Test Set Construction: We assembled diverse arguments—technical papers, blog posts, policy documents—to ensure prompts generalized beyond initial examples.

Ablation Studies: Systematically removing prompt components revealed which elements truly mattered. Surprisingly, elaborate technical specifications often hurt more than helped.

Failure Analysis: Cataloging extraction errors revealed patterns. Certain linguistic constructions reliably confused the model, leading to targeted prompt improvements.

Version Control: Prompts evolved through dozens of iterations. Maintaining version history proved essential for understanding which changes helped versus hurt.

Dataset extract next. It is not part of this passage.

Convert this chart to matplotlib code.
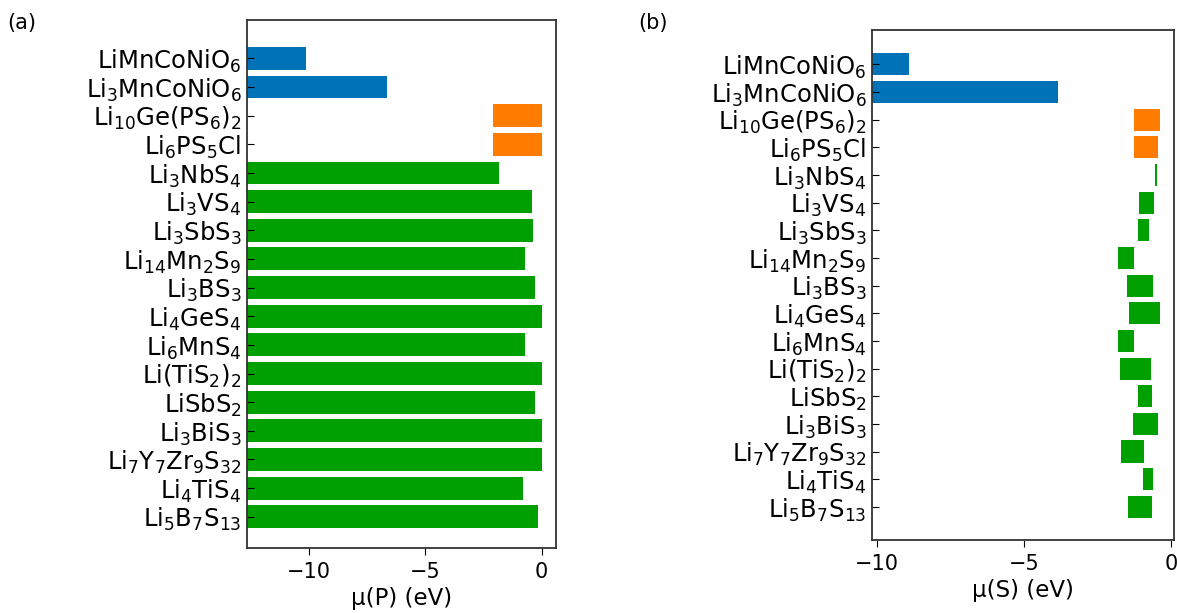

L.6 The Prompt Engineering Toolkit

Several techniques proved invaluable:

Chain-of-Thought Prompting: Forcing explicit reasoning steps improves extraction quality dramatically. The model must show its work, making errors visible and correctable.

Role-Playing: Having the model adopt specific personas (“You are a careful academic”) improves consistency and appropriate conservatism in claims.

Negative Examples: Showing what NOT to do often works better than endless positive specifications. “Don’t hallucinate nodes” beats complex instructions about fidelity.

Iterative Refinement: Using model outputs to improve prompts creates a virtuous cycle. Each failure suggests prompt improvements.

Temperature Tuning: Lower temperatures improve consistency but may miss creative interpretations. We settled on 0.3 for structure, 0.5 for probabilities.

L.7 Lessons for Future Systems

The prompt engineering journey offers broader lessons:

Brittle Brilliance: Current models exhibit stunning capabilities wrapped in frustrating fragility. Small prompt changes cause dramatic performance shifts.

Hidden Complexity: What seems simple to humans (extract the argument) requires extensive specification for machines. The prompt complexity reflects genuine task difficulty.

Moving Target: As models evolve, optimal prompts change. GPT-4’s best prompts differ from Claude’s. Future models may require fundamental reconceptualization.

Human-AI Partnership: The best results come from prompts that leverage model strengths while acknowledging limitations. Pure automation remains inferior to human-in-the-loop approaches.

L.8 Toward Prompt-Free Extraction

The current reliance on carefully crafted prompts represents a limitation, not a feature. Future research should explore:

  • Fine-tuned Models: Training specifically for argument extraction could eliminate prompt sensitivity
  • Learned Prompting: Systems that automatically discover optimal prompts for new domains
  • Structured Interfaces: Moving beyond text to specialized input/output formats
  • Verification Systems: Automated prompt quality assessment and improvement

Until these advances materialize, prompt engineering remains the hidden art enabling AMTAIR’s visible magic.